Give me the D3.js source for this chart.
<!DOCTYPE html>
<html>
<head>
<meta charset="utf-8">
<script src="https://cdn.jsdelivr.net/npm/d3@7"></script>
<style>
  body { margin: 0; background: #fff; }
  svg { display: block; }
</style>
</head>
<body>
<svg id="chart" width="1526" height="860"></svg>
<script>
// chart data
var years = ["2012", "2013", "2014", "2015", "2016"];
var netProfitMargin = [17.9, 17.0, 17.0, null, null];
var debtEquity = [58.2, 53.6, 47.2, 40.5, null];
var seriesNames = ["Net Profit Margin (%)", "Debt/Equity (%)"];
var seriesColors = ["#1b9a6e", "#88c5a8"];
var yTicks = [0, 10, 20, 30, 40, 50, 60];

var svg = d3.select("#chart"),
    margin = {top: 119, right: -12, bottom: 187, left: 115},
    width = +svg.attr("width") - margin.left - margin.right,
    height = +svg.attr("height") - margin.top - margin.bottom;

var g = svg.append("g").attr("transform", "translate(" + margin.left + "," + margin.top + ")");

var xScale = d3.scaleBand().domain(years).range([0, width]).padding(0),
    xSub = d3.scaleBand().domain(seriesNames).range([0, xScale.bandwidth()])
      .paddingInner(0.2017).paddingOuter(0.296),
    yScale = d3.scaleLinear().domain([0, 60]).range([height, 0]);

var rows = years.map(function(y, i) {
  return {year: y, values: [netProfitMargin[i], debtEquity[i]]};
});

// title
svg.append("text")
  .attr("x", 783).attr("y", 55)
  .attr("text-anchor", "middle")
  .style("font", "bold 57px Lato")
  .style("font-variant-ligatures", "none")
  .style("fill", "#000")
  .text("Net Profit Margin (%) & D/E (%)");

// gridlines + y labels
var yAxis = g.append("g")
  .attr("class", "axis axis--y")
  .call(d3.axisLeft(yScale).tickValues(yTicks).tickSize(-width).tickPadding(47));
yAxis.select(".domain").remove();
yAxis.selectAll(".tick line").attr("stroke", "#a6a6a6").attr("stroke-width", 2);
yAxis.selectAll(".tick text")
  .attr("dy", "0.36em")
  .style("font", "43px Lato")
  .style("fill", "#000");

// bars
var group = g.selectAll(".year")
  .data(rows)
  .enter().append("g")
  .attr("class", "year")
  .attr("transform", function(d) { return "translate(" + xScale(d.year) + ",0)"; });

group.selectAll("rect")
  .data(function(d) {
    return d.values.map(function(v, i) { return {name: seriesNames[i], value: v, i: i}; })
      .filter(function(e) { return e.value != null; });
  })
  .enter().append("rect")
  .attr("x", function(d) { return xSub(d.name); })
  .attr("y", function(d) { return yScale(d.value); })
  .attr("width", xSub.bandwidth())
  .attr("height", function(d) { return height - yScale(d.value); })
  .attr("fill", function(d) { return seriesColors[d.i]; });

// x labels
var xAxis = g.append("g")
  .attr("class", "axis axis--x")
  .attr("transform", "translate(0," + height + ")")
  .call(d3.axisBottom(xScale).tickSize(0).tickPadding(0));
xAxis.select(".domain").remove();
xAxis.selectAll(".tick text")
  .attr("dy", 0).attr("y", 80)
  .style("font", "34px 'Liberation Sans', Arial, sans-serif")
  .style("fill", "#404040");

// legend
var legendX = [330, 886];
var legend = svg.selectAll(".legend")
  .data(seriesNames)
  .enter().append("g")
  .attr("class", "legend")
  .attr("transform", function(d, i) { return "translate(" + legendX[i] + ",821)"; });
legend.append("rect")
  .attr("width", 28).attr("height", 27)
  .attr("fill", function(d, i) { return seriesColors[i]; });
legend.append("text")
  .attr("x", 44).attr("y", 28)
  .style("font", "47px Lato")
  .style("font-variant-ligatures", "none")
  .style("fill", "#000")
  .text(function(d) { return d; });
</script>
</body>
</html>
__________
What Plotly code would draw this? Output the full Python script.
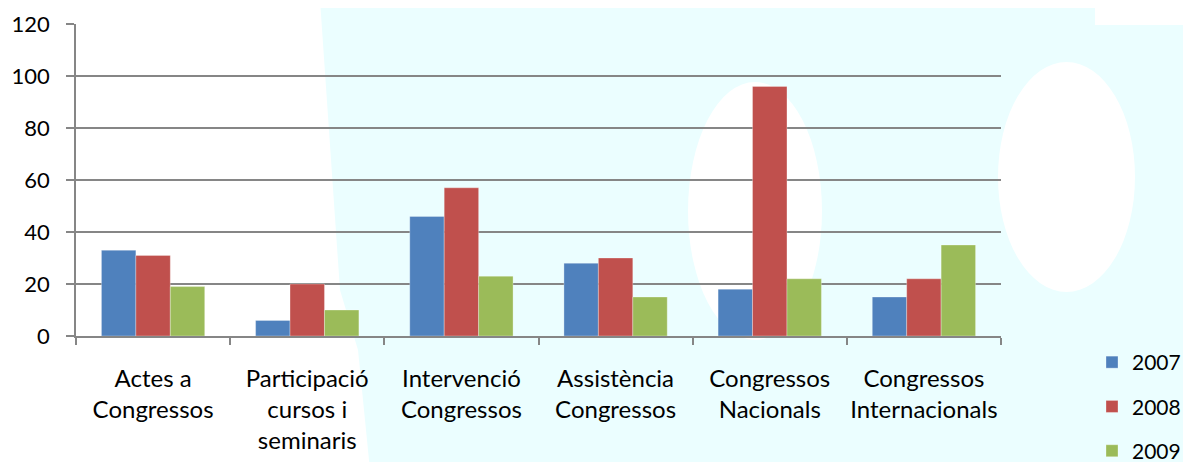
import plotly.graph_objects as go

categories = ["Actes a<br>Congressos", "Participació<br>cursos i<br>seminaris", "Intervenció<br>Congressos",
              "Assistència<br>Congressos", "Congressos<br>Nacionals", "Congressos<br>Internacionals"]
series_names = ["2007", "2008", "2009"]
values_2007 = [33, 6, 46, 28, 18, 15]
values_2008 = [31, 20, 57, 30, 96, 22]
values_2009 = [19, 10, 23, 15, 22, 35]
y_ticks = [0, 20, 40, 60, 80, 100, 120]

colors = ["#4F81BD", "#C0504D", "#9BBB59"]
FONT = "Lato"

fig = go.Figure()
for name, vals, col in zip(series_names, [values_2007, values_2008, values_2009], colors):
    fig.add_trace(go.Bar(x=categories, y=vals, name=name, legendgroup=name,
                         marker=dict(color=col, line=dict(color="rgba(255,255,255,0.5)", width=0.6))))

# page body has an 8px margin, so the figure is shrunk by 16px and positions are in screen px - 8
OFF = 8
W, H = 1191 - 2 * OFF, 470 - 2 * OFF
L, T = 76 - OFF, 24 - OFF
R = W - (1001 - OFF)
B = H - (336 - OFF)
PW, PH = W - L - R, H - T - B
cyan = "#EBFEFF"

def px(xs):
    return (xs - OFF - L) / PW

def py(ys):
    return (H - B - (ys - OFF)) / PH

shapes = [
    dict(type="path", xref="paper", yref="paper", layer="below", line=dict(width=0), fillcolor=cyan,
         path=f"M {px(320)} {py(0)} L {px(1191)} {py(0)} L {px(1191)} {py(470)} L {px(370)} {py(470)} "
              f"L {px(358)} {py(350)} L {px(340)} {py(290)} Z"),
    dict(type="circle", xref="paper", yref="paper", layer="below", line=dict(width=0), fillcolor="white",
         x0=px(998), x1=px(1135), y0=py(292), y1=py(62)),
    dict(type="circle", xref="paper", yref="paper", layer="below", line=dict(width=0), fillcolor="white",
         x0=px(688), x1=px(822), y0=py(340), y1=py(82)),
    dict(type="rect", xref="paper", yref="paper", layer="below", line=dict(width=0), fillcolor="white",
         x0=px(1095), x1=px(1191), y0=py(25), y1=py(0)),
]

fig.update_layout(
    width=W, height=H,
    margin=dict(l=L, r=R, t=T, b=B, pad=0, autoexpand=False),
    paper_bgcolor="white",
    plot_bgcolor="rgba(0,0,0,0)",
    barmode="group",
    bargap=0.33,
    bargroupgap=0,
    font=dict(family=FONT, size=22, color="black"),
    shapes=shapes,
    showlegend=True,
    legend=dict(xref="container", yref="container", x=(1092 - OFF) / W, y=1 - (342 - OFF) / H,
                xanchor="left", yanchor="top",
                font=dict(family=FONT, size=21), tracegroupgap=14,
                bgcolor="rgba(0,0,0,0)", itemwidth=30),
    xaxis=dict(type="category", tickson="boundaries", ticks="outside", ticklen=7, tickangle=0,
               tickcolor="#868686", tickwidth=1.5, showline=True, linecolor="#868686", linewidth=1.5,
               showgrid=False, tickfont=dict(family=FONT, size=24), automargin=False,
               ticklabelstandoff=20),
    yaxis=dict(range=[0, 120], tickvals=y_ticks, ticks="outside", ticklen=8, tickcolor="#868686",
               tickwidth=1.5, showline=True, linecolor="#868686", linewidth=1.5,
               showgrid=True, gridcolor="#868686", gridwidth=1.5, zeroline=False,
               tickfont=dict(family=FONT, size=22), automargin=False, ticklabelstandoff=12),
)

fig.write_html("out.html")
__________
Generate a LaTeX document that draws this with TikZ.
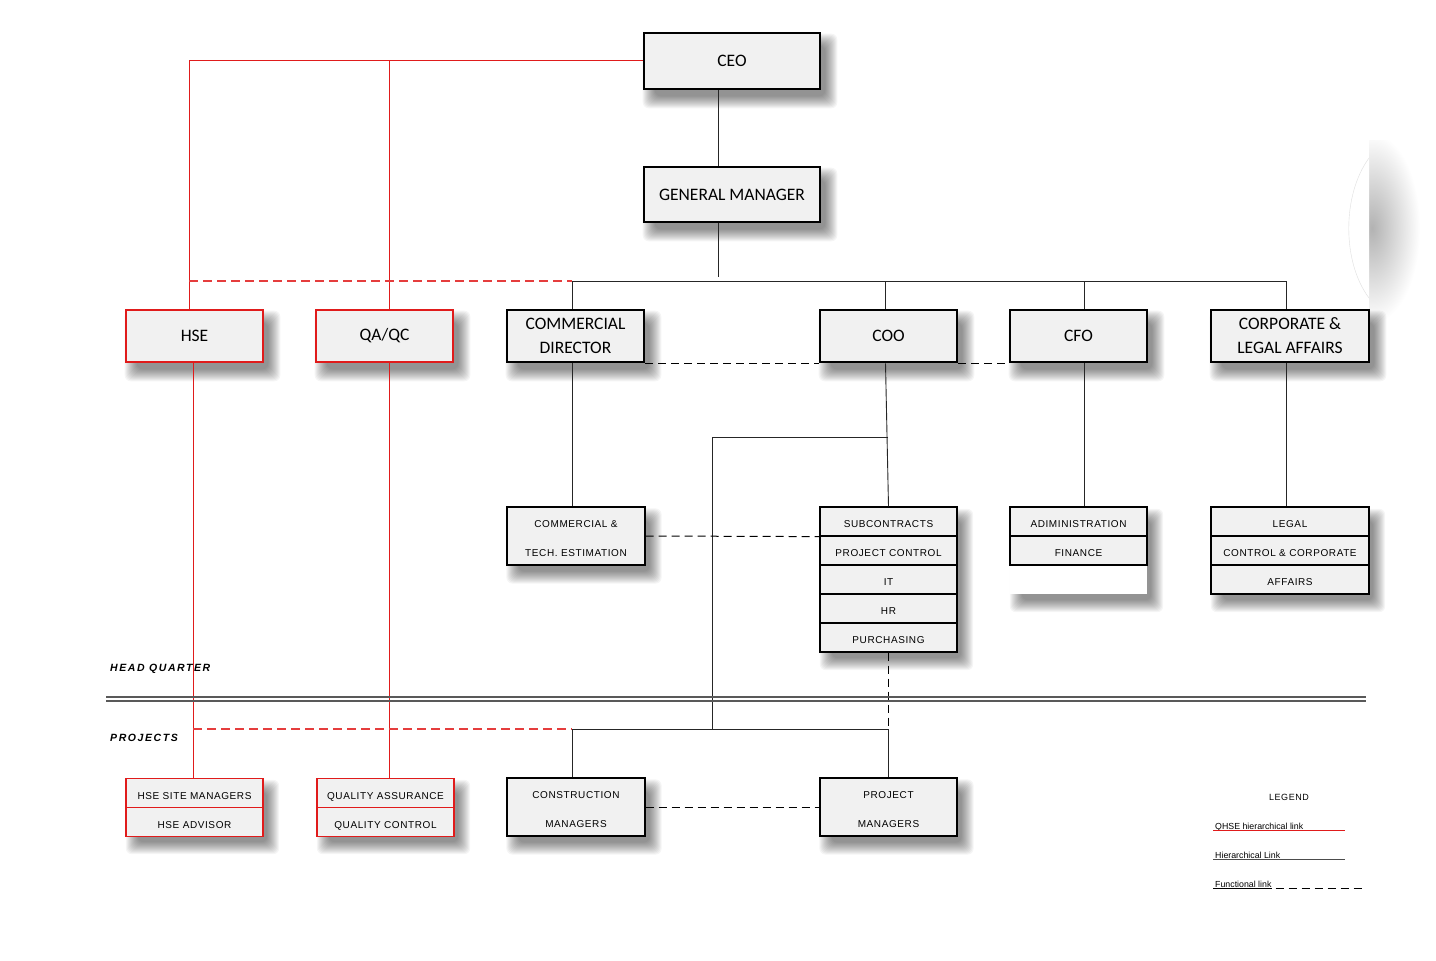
__________
_Objective_: Which lines hold the word "this"? Copy all of them.

_Answer to the problem_:
Give me the D3.js source for this chart.
What Plotly code would draw this? Output the full Python script.
Generate a LaTeX document that draws this with TikZ.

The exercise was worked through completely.